NIL Secondary Market: Trading Athlete Contracts
The emerging concept of secondary market trading in NIL contracts — the economic logic, structural requirements, regulatory barriers, and what a liquid NIL market would mean for all participants.
Every major asset class eventually develops a secondary market. Mortgages, private equity interests, insurance policies, and even intellectual property rights all trade in secondary markets that provide liquidity, price discovery, and capital efficiency to their respective ecosystems. The question for the NIL market is not whether secondary trading will emerge, but when and in what form.
The Economic Logic
Secondary markets arise when holders of illiquid assets need flexibility that primary market structures do not provide. In the NIL context, this dynamic is already present. A collective that has committed capital to a multi-year athlete agreement may need to reallocate resources if the athlete transfers, underperforms, or if the collective's strategic priorities change. Currently, the only options are to continue honoring the commitment or to negotiate a modification directly with the athlete — neither of which provides efficient capital reallocation.

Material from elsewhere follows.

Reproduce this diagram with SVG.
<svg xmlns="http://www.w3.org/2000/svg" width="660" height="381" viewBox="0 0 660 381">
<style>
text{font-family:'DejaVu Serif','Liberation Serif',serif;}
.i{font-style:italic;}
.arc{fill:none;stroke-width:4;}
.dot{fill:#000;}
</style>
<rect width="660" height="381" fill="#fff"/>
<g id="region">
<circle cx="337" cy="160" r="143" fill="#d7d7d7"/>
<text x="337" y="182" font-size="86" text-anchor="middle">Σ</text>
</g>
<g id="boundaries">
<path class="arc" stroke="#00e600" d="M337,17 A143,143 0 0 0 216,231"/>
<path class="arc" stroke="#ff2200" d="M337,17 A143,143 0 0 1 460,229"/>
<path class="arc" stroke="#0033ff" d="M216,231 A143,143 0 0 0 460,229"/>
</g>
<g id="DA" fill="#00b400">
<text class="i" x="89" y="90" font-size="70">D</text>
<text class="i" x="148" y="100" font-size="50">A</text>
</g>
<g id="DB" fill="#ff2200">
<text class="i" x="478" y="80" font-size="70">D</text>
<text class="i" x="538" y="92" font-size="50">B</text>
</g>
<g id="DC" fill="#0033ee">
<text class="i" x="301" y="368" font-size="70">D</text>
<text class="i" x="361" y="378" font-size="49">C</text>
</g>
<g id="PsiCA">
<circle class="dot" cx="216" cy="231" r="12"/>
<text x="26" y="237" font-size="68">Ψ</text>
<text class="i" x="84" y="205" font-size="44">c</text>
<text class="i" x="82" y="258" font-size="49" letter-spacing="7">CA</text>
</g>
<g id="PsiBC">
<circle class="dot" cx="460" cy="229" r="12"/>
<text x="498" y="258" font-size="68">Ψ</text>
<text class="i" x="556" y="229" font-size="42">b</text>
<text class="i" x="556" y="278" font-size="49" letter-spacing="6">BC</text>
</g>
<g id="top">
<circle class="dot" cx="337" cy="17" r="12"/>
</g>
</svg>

A secondary market would allow the original counterparty to transfer its rights and obligations under an NIL agreement to a new counterparty, subject to appropriate consents and regulatory approvals. This transfer creates liquidity for the original counterparty, provides the new counterparty access to an established athlete relationship, and — if structured properly — maintains or improves the economic terms for the athlete.
Structural Requirements
A functional NIL secondary market requires several foundational elements. First, NIL contracts must be standardized to a degree that enables transferability. Currently, NIL agreements vary enormously in their terms, conditions, and structural provisions, making comparison and transfer difficult. The development of standardized contract templates — similar to ISDA documentation in the derivatives market — would significantly reduce friction.
Second, valuation infrastructure must mature to provide both buyers and sellers with reliable pricing references. Secondary market transactions require confidence that the transferred asset is fairly priced — confidence that depends on transparent market data, established valuation methodologies, and benchmarking frameworks.
Third, a transfer mechanism must be established that protects the athlete's interests throughout the transaction. The athlete's consent to any counterparty change should be required, and the athlete's economic terms should be protected against deterioration through the transfer process.
Regulatory Barriers
Several significant regulatory barriers currently prevent or complicate NIL secondary market development. Securities law considerations are paramount — depending on their structure, tradeable NIL contracts could be classified as securities, triggering registration requirements, broker-dealer regulations, and investor qualification standards.
State NIL laws add complexity. Some states restrict the assignment or transfer of NIL agreements. Others require university notification or approval for any change in an athlete's NIL arrangements. A functional secondary market would need to navigate these multi-state requirements systematically.
NCAA rules regarding impermissible inducements and institutional involvement in NIL could also constrain secondary market activity. If a transfer is perceived as a mechanism for institutions to circumvent NIL restrictions — for example, by facilitating the movement of capital commitments between collectives — regulatory scrutiny would be intense.
Market Development Trajectory
The most likely near-term development is not a formal exchange or marketplace, but rather an informal broker-dealer network that facilitates bilateral transfers of NIL commitments between willing counterparties. This model — similar to the early development of private equity secondary markets in the 1990s — would provide limited liquidity and price discovery while the regulatory and structural infrastructure develops.
Over time, as contract standardization improves, valuation data matures, and regulatory clarity increases, more formal market structures could emerge. Online platforms that match buyers and sellers of NIL commitments, pooled vehicles that acquire diversified portfolios of NIL contracts, and structured products that securitize NIL cash flows are all conceivable developments — though each raises significant legal and regulatory questions.
Implications for Market Participants
For athletes, the development of secondary markets could provide improved economic terms. Liquidity in any market tends to reduce risk premiums — counterparties willing to pay more for an NIL commitment because they know they can exit if circumstances change. Athletes with strong personal brands and consistent performance profiles would benefit most from this dynamic.
For collectives and brands, secondary market development would improve capital efficiency. The ability to reallocate capital away from underperforming commitments and toward higher-value opportunities mirrors the portfolio management capabilities that institutional investors require. For institutional investors evaluating the NIL market, the emergence of secondary market liquidity would significantly reduce one of the primary barriers to capital deployment.